Sonda söylenecekleri başta söylediğimiz için çözüm formülünün gerçekliğini kontrol ederek bitirmek uygun olacak. Acaba Soros, Macron ya da bu konuda ittifak eden ya da ediyor görünen kimseler, örneğin Sırbistan’ın AB ve NATO üyesi olması durumunda –ki halkın büyük çoğunluğu NATO üyeliğine karşı- Rusya ile bağlarını koparacağına gerçekten inanıyor mu? Turuncu Devrimlerle gerçekleştirilen sürüklenmelerin sonuçsuz kaldığını gördükleri halde mi? Yerel duyarlılıklar yadsınarak sosyal mühendislikte ısrar etmenin bölgesel uzlaşı getireceğini düşünüyorlar mı? Ukrayna’da yapılan hatayı tekrarlamak ve Batı ile Rusya arasında seçim yapmaya zorlamanın doğurabileceği olumsuz sonuçları tartıyorlar mı? Dahası bu yolla istikrar sağlanacağına inanıyorlar mı?

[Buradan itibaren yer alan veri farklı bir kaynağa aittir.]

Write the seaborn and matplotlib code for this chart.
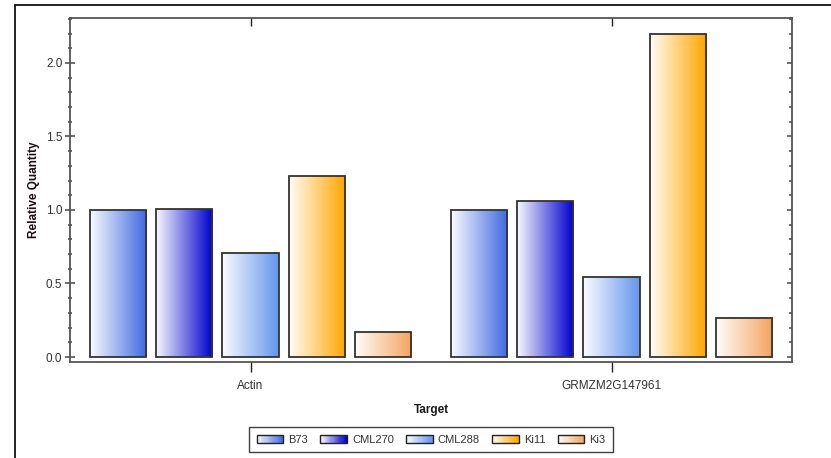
import numpy as np
import pandas as pd
import matplotlib
matplotlib.use("Agg")
import matplotlib.pyplot as plt
import seaborn as sns
from matplotlib.patches import Rectangle
from matplotlib.legend_handler import HandlerBase
from matplotlib.lines import Line2D
from matplotlib.ticker import MultipleLocator
from matplotlib.colors import to_rgb

targets = ["Actin", "GRMZM2G147961"]
lines = ["B73", "CML270", "CML288", "Ki11", "Ki3"]
actin_values = [1.00, 1.01, 0.707, 1.233, 0.172]
grmzm_values = [1.00, 1.061, 0.546, 2.197, 0.263]
colors = ["#4169e1", "#0000cd", "#6495ed", "#ffa500", "#f4a460"]

df = pd.DataFrame({
    "Target": [t for t in targets for _ in lines],
    "Line": lines * len(targets),
    "Relative Quantity": actin_values + grmzm_values,
})

sns.set_theme(style="white")
plt.rcParams["font.family"] = ["Liberation Sans Narrow", "Liberation Sans", "DejaVu Sans"]

fig = plt.figure(figsize=(8.31, 4.58), dpi=100)
W, H = 831, 458
ax = fig.add_axes([70 / W, 1 - 362 / H, (792 - 70) / W, (362 - 18) / H])

sns.barplot(data=df, x="Target", y="Relative Quantity", hue="Line",
            order=targets, hue_order=lines, palette=colors,
            width=0.917, gap=0.154, ax=ax, legend=False,
            edgecolor="#333333", linewidth=1.3)

ax.set_xlim(-0.5, 1.5)
ax.set_ylim(-0.034, 2.306)


def gradient(c, n=64):
    c = np.array(to_rgb(c))
    t = np.linspace(0, 1, n)[:, None]
    start = np.array([1.0, 1.0, 1.0]) * 0.97 + 0.03 * c
    return start * (1 - t) + c * t


for i, cont in enumerate(ax.containers):
    grad = gradient(colors[i])[None, :, :]
    for p in cont.patches:
        x, y = p.get_x(), p.get_y()
        w, h = p.get_width(), p.get_height()
        p.set_facecolor("none")
        p.set_zorder(3)
        im = ax.imshow(grad, extent=[x, x + w, y, y + h], aspect="auto",
                       zorder=2, interpolation="bilinear")
        im.set_clip_path(p)

ax.set_xlim(-0.5, 1.5)
ax.set_ylim(-0.034, 2.306)

spine_c = "#555555"
for s in ax.spines.values():
    s.set_visible(True)
    s.set_color(spine_c)
    s.set_linewidth(1.3)

ax.yaxis.set_major_locator(MultipleLocator(0.5))
ax.yaxis.set_minor_locator(MultipleLocator(0.1))
ax.set_yticks([0, 0.5, 1.0, 1.5, 2.0])
ax.set_yticklabels(["0.0", "0.5", "1.0", "1.5", "2.0"])
ax.tick_params(axis="y", which="major", direction="inout", length=7, width=1.2,
               color=spine_c, labelsize=8.5, labelcolor="#333333", pad=2, left=True)
ax.tick_params(axis="y", which="minor", direction="inout", length=3.5, width=1.2,
               color=spine_c, left=True)
ax.tick_params(axis="x", which="major", direction="out", length=7, width=1.0,
               color="#222222", labelsize=8.5, labelcolor="#333333", pad=6, bottom=True)

sec_x = ax.secondary_xaxis("top")
sec_x.set_xticks([0, 1])
sec_x.tick_params(direction="in", length=6, width=1.0, color="#222222", labeltop=False)
for s in sec_x.spines.values():
    s.set_visible(False)

sec_y = ax.secondary_yaxis("right")
sec_y.yaxis.set_major_locator(MultipleLocator(0.5))
sec_y.yaxis.set_minor_locator(MultipleLocator(0.1))
sec_y.tick_params(which="major", direction="in", length=3.5, width=1.2, color=spine_c, labelright=False)
sec_y.tick_params(which="minor", direction="in", length=2, width=1.2, color=spine_c, labelright=False)
for s in sec_y.spines.values():
    s.set_visible(False)

ax.set_xlabel("Target", fontsize=8.5, fontweight="bold", color="#1a1a1a",
              family=["Liberation Sans", "DejaVu Sans"])
ax.set_ylabel("Relative Quantity", fontsize=8.5, fontweight="bold", color="#1a1010",
              family=["Liberation Sans", "DejaVu Sans"])
ax.xaxis.set_label_coords(0.5, -(404 - 362) / (362 - 18))
ax.yaxis.set_label_coords(-(70 - 40) / (792 - 70), 0.5)


class GradHandler(HandlerBase):
    def __init__(self, color):
        super().__init__()
        self.color = color

    def create_artists(self, legend, orig_handle, xdescent, ydescent, width, height, fontsize, trans):
        n = 24
        g = gradient(self.color, n)
        arts = []
        x0, y0 = -xdescent, -ydescent + height * 0.1
        hh = height * 0.8
        for k in range(n):
            r = Rectangle((x0 + k * width / n, y0), width / n + 0.3, hh,
                          facecolor=g[k], edgecolor="none", transform=trans)
            arts.append(r)
        arts.append(Rectangle((x0, y0), width, hh, facecolor="none",
                              edgecolor="#222222", linewidth=1.0, transform=trans))
        return arts


handles = [Rectangle((0, 0), 1, 1, label=l) for l in lines]
handler_map = {h: GradHandler(c) for h, c in zip(handles, colors)}
leg = fig.legend(handles=handles, labels=lines, handler_map=handler_map, ncol=5,
                 loc="center", bbox_to_anchor=((252 + 610) / 2 / W, 1 - 439.5 / H),
                 frameon=True, fancybox=False, edgecolor="#111111", fontsize=8,
                 handlelength=2.4, handleheight=0.9, handletextpad=0.45, columnspacing=1.1,
                 borderpad=0.65, borderaxespad=0, labelcolor="#333333")
leg.get_frame().set_linewidth(1.0)

fig.add_artist(Line2D([15 / W, 1.0], [1 - 5 / H, 1 - 5 / H], color="#111111", lw=1.3,
                      transform=fig.transFigure))
fig.add_artist(Line2D([15 / W, 15 / W], [1 - 5 / H, 0.0], color="#111111", lw=1.3,
                      transform=fig.transFigure))

fig.savefig("out.png", dpi=100, facecolor="white")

[1] (Balkanlarda Avrupa’yı İstikrarlaştırmak için bir Şans) https://www.nytimes.com/2018/06/18/opinion/northern-macedonia-rename-greece.html
[2] Burada, hükümetlerin kendilerini seçen seçmenler tarafından değil de daha demokratik veya daha açık bir ifadeyle Batı yanlısı olduğuna inanılan siyasilere kurdurulmasını kastediyoruz. Zira Balkanlarda seçim sonuçları açık bir liderlik sergileyemiyor hükümetlerin kurulması aşamasında gizli ya da açık baskı ve yönlendirmeler söz konusu oluyor. Buna Makedonya, Kosova, Sırbistan, Bosna-Hersek, Arnavutluk yanında Yunanistan’ı da dahil etmek mümkün.
[3] Diplomatların toplanmasına fırsat verebilmek için konu Yunan basınına 11 Temmuz’da yansıtıldı.
[4] Kotor şehrinin, imparatorluk döneminde Rus Konsolosluğu’na ev sahipliği yaptığı için Balkan Kazak Ordusu’nun kuruluş alanı olarak özellikle seçildiği iddia ediliyor. Öte yandan Balkanlar’daki Rus yanlısı medya da Karadağ’ın ittifaka katılma sürecini tamamladıktan sonra kentin bir NATO üssü haline geleceği izlenimini yarattı.
[5] https://www.rferl.org/a/balkans-russias-friends-form-new-cossack-army/28061110.html
[6] Rus İmparatorluğu’nun seyrek nüfuslu sınır bölgelerinde 16. yüzyıldan 20. yüzyılın başına kadar önemli bir polislik ve savunma rolü oynayan, kendi kendini yöneten, askerileştirilmiş topluluklar olan Kozaklar (Cossacks-Çoğunlukla Kazak olarak çevrilir ancak bunlar, Türk boyu olan Kazaklar değildir.) Kozakların Balkanlarla çok az tarihsel bağları var. Rusya’daki 1917 Bolşevik darbesinden sonra, yaklaşık 5.000 Kazak, Balkanlar’a gitti ancak çoğu Batı Avrupa’ya geçti.